Yui listened intently, her brow furrowed in concentration. When we finished, she remained silent for a moment, processing the information. Finally, she spoke, her voice laced with a hint of amusement.

"So, to summarize," she said, "we've been isekai'd into a world that operates on the logic of a poorly written fantasy novel, where common sense is a rare commodity and idiocy reigns supreme?"

Asuna and I exchanged glances. "Yeah, pretty much," I agreed, a wry smile tugging at the corner of my lips.

Asuna nodded. "It's like someone took every cliché from every bad fantasy novel and crammed it into one ridiculously illogical world, and then decided to add extra stupid just for fun."

Yui shrugged. "Well, at least it's not boring."

With that, we turned and headed towards the blacksmith shop, the stall owner's cries of pain fading behind us. The rhythmic clang of our boots echoed on the cobblestone streets, a steady beat accompanying our journey into the unknown. As we walked, I couldn't help but feel a strange sense of excitement bubbling beneath the surface of my cynicism. This world might be stupid, illogical, and filled with incompetent fools, but it was also a world of magic, adventure, and endless possibilities. With Asuna and Yui by my side, I was ready to face whatever challenges lay ahead, no matter how absurd they might be.

As we neared the edge of the marketplace, the sound of approaching footsteps caught my attention. They were heavy, rhythmic, and numerous, the distinct clang of metal on stone unmistakable. I glanced back, my hand instinctively reaching for the hilt of my sword.

"Company's coming," I said, my voice full of amused interest.

Asuna and Yui turned, their expressions turning amused and mocking with an undertone of interest. A group of knights, clad in gleaming armor and wielding menacing weapons, emerged from a side street, their faces grim and determined. They marched towards us with a purpose, their eyes fixed on us with a mixture of suspicion and hostility.

"Looks like we've attracted the attention of the local law enforcement," Asuna commented dryly, her hand resting on the hilt of her rapier. "Or maybe they're just fans of our gate-kicking performance back at the castle."

"Either way," I said, my grip tightening on my sword, "it seems we're about to have another unnecessarily complicated encounter with the denizens of this idiotic world."

The knights stopped a few feet away from us, their leader, a stern-faced man with a bristling mustache, stepped forward.
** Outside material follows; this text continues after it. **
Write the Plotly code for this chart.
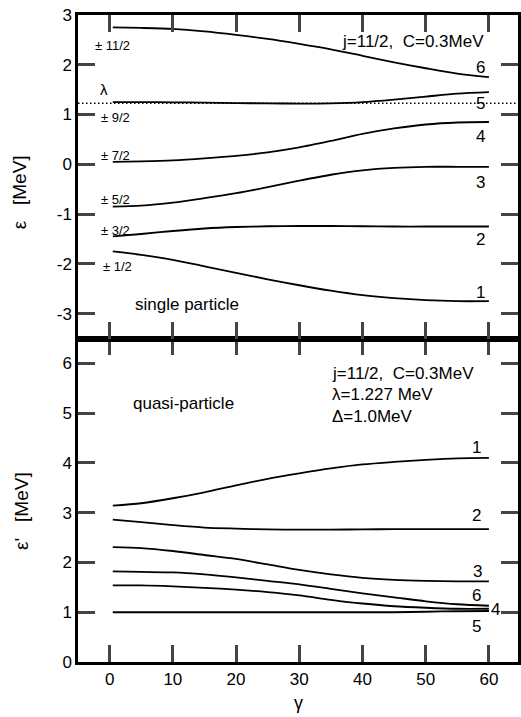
import plotly.graph_objects as go

# Deformation angle gamma (degrees) at which the levels are sampled
gamma = [0.5, 5, 10, 15, 20, 25, 30, 35, 40, 45, 50, 55, 60]

# Single-particle levels (MeV), j = 11/2, C = 0.3 MeV
sp_1 = [-1.75, -1.82, -1.92, -2.05, -2.18, -2.31, -2.43, -2.54, -2.63, -2.69, -2.73, -2.75, -2.75]
sp_2 = [-1.45, -1.40, -1.34, -1.29, -1.26, -1.245, -1.24, -1.24, -1.245, -1.25, -1.25, -1.25, -1.25]
sp_3 = [-0.85, -0.83, -0.77, -0.68, -0.58, -0.46, -0.33, -0.21, -0.12, -0.07, -0.05, -0.05, -0.05]
sp_4 = [0.05, 0.06, 0.08, 0.12, 0.17, 0.24, 0.34, 0.47, 0.61, 0.72, 0.80, 0.84, 0.85]
sp_5 = [1.25, 1.25, 1.245, 1.24, 1.23, 1.225, 1.22, 1.225, 1.25, 1.30, 1.36, 1.42, 1.45]
sp_6 = [2.75, 2.74, 2.72, 2.67, 2.60, 2.52, 2.42, 2.31, 2.18, 2.05, 1.93, 1.82, 1.75]

# Quasi-particle energies (MeV), lambda = 1.227 MeV, Delta = 1.0 MeV
qp_1 = [3.14, 3.19, 3.29, 3.41, 3.55, 3.68, 3.79, 3.89, 3.97, 4.02, 4.06, 4.09, 4.10]
qp_2 = [2.86, 2.81, 2.75, 2.70, 2.68, 2.665, 2.66, 2.66, 2.665, 2.67, 2.67, 2.67, 2.67]
qp_3 = [2.31, 2.29, 2.23, 2.15, 2.07, 1.96, 1.85, 1.76, 1.69, 1.65, 1.63, 1.62, 1.62]
qp_4 = [1.54, 1.54, 1.52, 1.49, 1.455, 1.405, 1.34, 1.25, 1.175, 1.12, 1.09, 1.07, 1.07]
qp_5 = [1.0, 1.0, 1.0, 1.0, 1.0, 1.0, 1.0, 1.0, 1.0, 1.0, 1.01, 1.02, 1.025]
qp_6 = [1.82, 1.81, 1.80, 1.76, 1.70, 1.63, 1.56, 1.47, 1.38, 1.30, 1.22, 1.16, 1.13]

fermi_level = 1.227

# Axis ranges and tick spacing
x_range = [-5, 64.6]
sp_range = [-3.5, 3]
qp_range = [0, 6.5]
x_major = 10
y_major = 1

# Level labels
m_labels = ["\u00b1 1/2", "\u00b1 3/2", "\u00b1 5/2", "\u00b1 7/2", "\u00b1 9/2", "\u00b1 11/2"]
level_numbers = ["1", "2", "3", "4", "5", "6"]

FONT = "Liberation Sans, Arial, Helvetica, sans-serif"
BLACK = "black"
LINE = dict(color=BLACK, width=1.8, shape="spline", smoothing=0.8)

fig = go.Figure()
for ys in [sp_1, sp_2, sp_3, sp_4, sp_5, sp_6]:
    fig.add_trace(go.Scatter(x=gamma, y=ys, mode="lines", line=LINE,
                             xaxis="x2", yaxis="y2", hoverinfo="skip"))
for ys in [qp_1, qp_2, qp_3, qp_4, qp_5, qp_6]:
    fig.add_trace(go.Scatter(x=gamma, y=ys, mode="lines", line=LINE,
                             xaxis="x", yaxis="y", hoverinfo="skip"))

# Fermi level (dotted)
fig.add_shape(type="line", xref="x2 domain", x0=0, x1=1, yref="y2",
              y0=fermi_level, y1=fermi_level,
              line=dict(color=BLACK, width=1.5, dash="1.5px,2.5px"))


def axis_style(dtick, **kw):
    d = dict(showline=True, linewidth=2.5, linecolor=BLACK, mirror="ticks",
             ticks="inside", ticklen=17, tickwidth=2.5,
             tick0=0, dtick=dtick, showgrid=False, zeroline=False)
    d.update(kw)
    return d


# plain hyphen for negative tick labels
hyphen_alias = {"\u2212%d" % k: "-%d" % k for k in range(1, 4)}

fig.update_layout(
    width=521, height=717,
    margin=dict(l=78, r=0, t=15, b=55),
    paper_bgcolor="white", plot_bgcolor="white",
    showlegend=False,
    font=dict(family=FONT, size=17, color=BLACK),
    xaxis=axis_style(x_major, domain=[0, 1], anchor="y", range=x_range),
    xaxis2=axis_style(x_major, domain=[0, 1], anchor="y2",
                      range=x_range, matches="x", showticklabels=False),
    yaxis=axis_style(y_major, domain=[0, 0.5], anchor="x", range=qp_range),
    yaxis2=axis_style(y_major, domain=[0.5, 1], anchor="x2",
                      range=sp_range, labelalias=hyphen_alias),
)

ann = []


def text(x, y, s, xref, yref, size=17, xanchor="center", yanchor="middle", **kw):
    ann.append(dict(x=x, y=y, text=s, xref=xref, yref=yref, showarrow=False,
                    xanchor=xanchor, yanchor=yanchor,
                    font=dict(family=FONT, size=size, color=BLACK), **kw))


# Single-particle panel: m labels at gamma = 0
m_pos = [(1.3, -2.05), (0.9, -1.33), (0.9, -0.70), (0.9, 0.18), (0.9, 0.95), (0.4, 2.39)]
for lbl, (xx, yy) in zip(m_labels, m_pos):
    text(xx, yy, lbl, "x2", "y2", size=13)
text(-0.95, 1.51, "\u03bb", "x2", "y2", size=15)

# Single-particle panel: level numbers at gamma = 60
sp_num_y = [-2.57, -1.52, -0.36, 0.55, 1.23, 1.95]
for lbl, yy in zip(level_numbers, sp_num_y):
    text(58.65, yy, lbl, "x2", "y2")

text(36.4, 2.46, "j=11/2,  C=0.3MeV", "x2", "y2", xanchor="left")
text(12.2, -2.82, "single particle", "x2", "y2")

# Quasi-particle panel: level numbers
qp_num_pos = [(58.1, 4.32), (58.1, 2.94), (58.2, 1.82), (61.0, 1.05), (58.0, 0.715), (58.0, 1.33)]
for lbl, (xx, yy) in zip(level_numbers, qp_num_pos):
    text(xx, yy, lbl, "x", "y")

text(34.8, 5.80, "j=11/2,  C=0.3MeV", "x", "y", xanchor="left")
text(34.8, 5.37, "\u03bb=1.227 MeV", "x", "y", xanchor="left")
text(34.8, 4.93, "\u0394=1.0MeV", "x", "y", xanchor="left")
text(11.7, 5.19, "quasi-particle", "x", "y")

# Axis titles
text(-0.133, -0.553, "\u03b5   [MeV]", "paper", "y2", size=19, textangle=-90)
text(-0.128, 3.03, "\u03b5'   [MeV]", "paper", "y", size=19, textangle=-90)
text(29.8, -0.064, "\u03b3", "x", "paper", size=18)

fig.update_layout(annotations=ann)
fig.write_html("out.html")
"Halt!" he commanded, his voice booming with authority. "You are hereby under arrest for assaulting a royal guard, destruction of property, and general disrespect towards the crown!"

I raised an eyebrow. "Seriously?" I asked, my voice laced with incredulity. "You're going to arrest us for defending ourselves against incompetent guards and kicking down a shoddy door that was both stupid and in our way? It's as if your priorities are to be as lawful stupid as possible. Just as expected and just as annoying!" I mocked.

The knights exchanged uneasy glances. It was clear they weren't used to being questioned, let alone mocked. This was going to be fun.